Given that the typical quality level of production code is 30 bugs per KLOC before year 2000 renovation, and that the typical manual renovation process introduces approximately 18 bugs per KLOC, almost all of the bugs introduced by renovation must be removed to get the code back to its acceptable (pre-renovation) quality level. This translates into significant testing on the part of the user.

Achieving "production quality"

The purpose of testing is to ensure that when software goes into production, the number of residual bugs represent a reasonable risk to the enterprise using the software. In testing, the cost of identifying and removing bugs is exponentially higher at each successive testing phase.

Naturally, there are several software testing models. A commonly used testing model, which does testing in four distinct phases, is described below.

  • Unit test is the testing done by an individual programmer prior to testing a particular code unit with other code units. Bugs internal to that code are removed, but unit testing is not effective in removing bugs in the code's interfaces with other code units.
  • Component test is the testing of two or more code units done prior to that code becoming part of a system. Component testing removes bugs in the code's interfaces with other code units, as well as internally within a code unit. However, removal of bugs internal to the code unit during component test is far more costly than removing them during unit test. Additionally, component test is not effective in removing bugs that span multiple code units.
  • System test is the testing of a complete application done prior to production. It removes bugs in the code-processing data that spans multiple code units, but is not cost-effective in removing bugs that could have been found in either unit or component tests.
  • Acceptance test is testing that is done by, or on behalf of, the end user to demonstrate that the code is ready for production. If the system test is done correctly, the acceptance test should not reveal bugs. Acceptance test is not part of the bug-finding test process.

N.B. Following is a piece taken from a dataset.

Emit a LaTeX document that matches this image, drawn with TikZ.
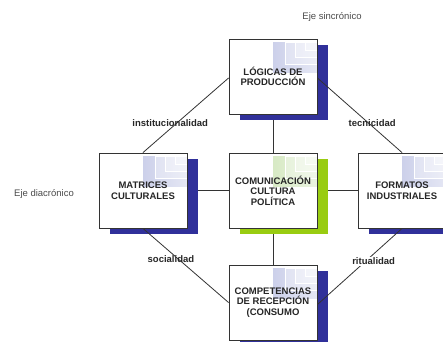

In a normal code-development process, where three phases of testing consume 50% of the cost of development, each test phase removes 60% to 80% of the remaining bugs. For illustration purposes, we will use a 70% removal rate for each phase of testing (not including acceptance test). Thus, the 18 bugs per KLOC introduced by a typical manual year 2000 renovation process will be reduced by unit test to 5.4 bugs, then reduced by component test to 1.6 bugs, and finally reduced by system test to 0.5 bugs when entering production.

Therefore, the renovated code returned to the customer's environment for acceptance test will contain the 0.5 year 2000 bugs per KLOC that survived the testing, plus the residual bugs contained in the original pre-renovation code.

Consequently, industry estimates for the cost of year 2000 testing based on the experience of conventional software maintenance models will likely be a good estimate for any year 2000 effort based on manual modification of code. However, advanced, second-generation automated processes now on the market have several significant differences that result in a substantially different model and much lower overall project costs.

Code renovation tools

In the mid-1990s, the need for a more automated approach to handling year 2000 code changes was recognized, and the first generation of automated tools was developed. First-generation tools rely on text scanning, often using customer-provided "date seeds," and the code modification is manually assisted. The person performing the renovation still has to make a decision about whether to make a change, and what type of change to apply from an extensive library of changes. While this decreases the amount of time required to make changes, it does not substantially reduce the likelihood of missing dates or making erroneous changes.

A second generation of more sophisticated code renovation tools became available that improved the situation. Second-generation tools are characterized by a rules-based, date-finding process coupled with rules-based modification algorithms. In second-generation renovation products, date variables are determined not just by scanning the text, but by a detailed analysis of how the suspect variable interacts with other classified variables. The best tools are able to analyze variable interaction across program boundaries (or program edges) as well as within the program. These second-generation tools use rule algorithms to make the code changes, reducing the likelihood of an error.

Today, there are advanced second-generation tools available that not only automate the date-finding and modification steps, but also have the ability to apply automated testing techniques throughout the renovation process itself. As one might expect, this will have a tremendous positive effect on the overall cost of any given renovation project: first, because bugs will be "caught" sooner (when they are less expensive to fix); and second, because automated renovation processes, by definition, introduce fewer bugs than manual (or manually directed) renovation processes.

Yet code quality of an automated "fix" by itself does not address the business requirements needed to demonstrate due diligence. While an automated renovation process can reduce the cost of unit, component and system tests, it cannot eliminate them. When you add automatic testing to automated fixing the result is a much higher intrinsic quality. Moreover, it demonstrates the due diligence required to decrease the liabilities as-sociated with year 2000 renovations.

Not surprisingly, the ability to put fewer bugs "in" and take more bugs "out" during renovation translates into a reduced need for testing on the customer's part. In fact, when automated testing occurs throughout the renovation process -- assuming it is done properly and thoroughly -- the customer's testing should involve only acceptance-level testing to determine that the renovated code is production-ready.

By introducing automated testing techniques during the renovation process that do the work of the unit test, component test and system test, it is possible to effectively condense the time required for -- and eliminate much of the cost involved in -- post-renovation testing. So, for those using second-generation processes to renovate their code, the old adage that "testing is 50% to 60% of total project cost" no longer applies.

Of course, year 2000 solutions on the market today offer widely varying levels of automation in the renovation process. This means that post-renovation testing may be minimal (as with advanced second-generation processes that have integrated automated testing), or it may be the majority of the total project cost (as with manual processes). Given this disparity, companies should make total project cost, and not simply code conversion cost, the basis of comparison among potential year 2000 renovation solutions.